The number of managers who've successfully convinced themselves that knowing things and making decisions aren't part of their job, and just fill their days with arm-twisting and event-planning, is literally unbelievable to me. I've never met a founder with the attitude "yes I'll just put the stakeholders in an alignment meeting and my company will build itself," but somehow half the of the rest of leadership thinks that's a job.

You know what, I read it again and I don't even disagree with the concrete advice in the post—weekly meeting, starting with open tasks from last week—which I would characterize as a basic, ubiquitous, almost anodyne organizational coordination tool. My problem is this part:

> Everyone has other obligations, fires to put out, and emails to answer. It’s easy for long-term strategic, high-impact work to sink to the bottom of everyone’s todo list...this creates pressure on everyone to make progress.

One experience among many: I spent a very painful six months as a new grad, in a particularly dysfunctional corner of a mildly dysfunctional organization, in hours of daily back-to-back arm-twisty status meetings with team after team who wanted something from me and were sure this would get it (after which I would stay up all night working, since that was the only time I had left for that).

You know how it ended? The tech lead on my team cornered me in a conference room to find out why nothing was getting done, and I fully lost it with the guy. Like just started shouting that the actual consequences of ignoring the things people wanted ignored were transparently not acceptable, and I was barely sleeping trying to hold everything together.
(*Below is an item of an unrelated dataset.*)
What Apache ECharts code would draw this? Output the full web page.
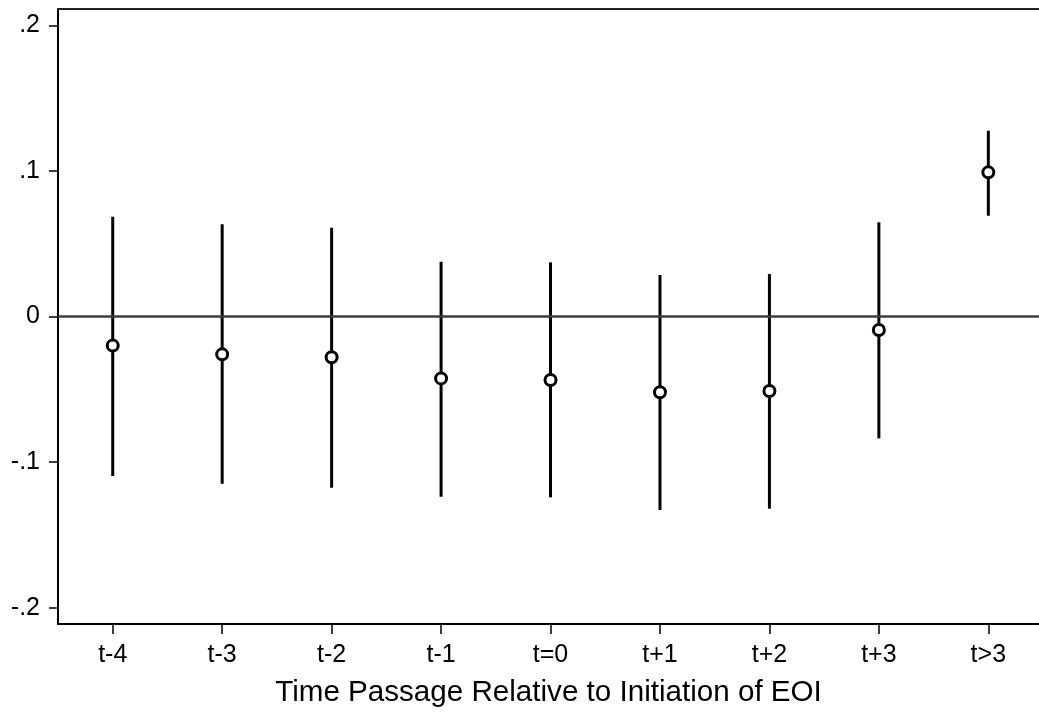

He got very quiet, said "ok," and we started going to meetings together and saying no to stuff. The amount that was collectively being demanded from me/us exceeded what could be delivered, but no one was on triage duty.

I've learned quite a bit since then (including spending a few years in management), so I've gotten better at understanding what's happening and asking for what I need. I've just also decided that "it's not my role to figure it out" managers (and PMs) are like rocks in the bowels of an organization. They’re in the way, subtly, quietly making everything bloated and painful as long as they’re there.

My point being, in case it’s still unclear, that “I’ll create pressure on everyone and then progress will happen,” is IMO bad management.

Sometimes the problem is not enough motivation, though I think that if you hire well, that’s rare—the best engineers are intrinsically creative and motivated. Often, lack of progress is due to some other organizational problem—too much toil, unclear priorities, conflict, etc—and just adding pressure until progress happens is the manager equivalent of whining until your sister does your chores for you.

Even if it works, either

1. the team is working around the problem (which the manager doesn’t know about or understand, and isn’t dealing with it) and will eventually get fed up and leave, or

2. someone pushes extra hard and solves the problem for everybody else. Now, that person the de-facto leader, though they’re not recognized, and in fact are often penalized for getting distracted from the paper priorities, since the managers who do this are rarely interested in the mechanics of how their problem was solved. Respect for management is lost, because they don’t understand what’s happening. Eventually everyone gets fed up and leaves.

Managers can’t solve every problem themselves, of course, but the manager needs to understand what the problems are, explicitly set the priority of solving them, and understand and celebrate the solutions when they’re found.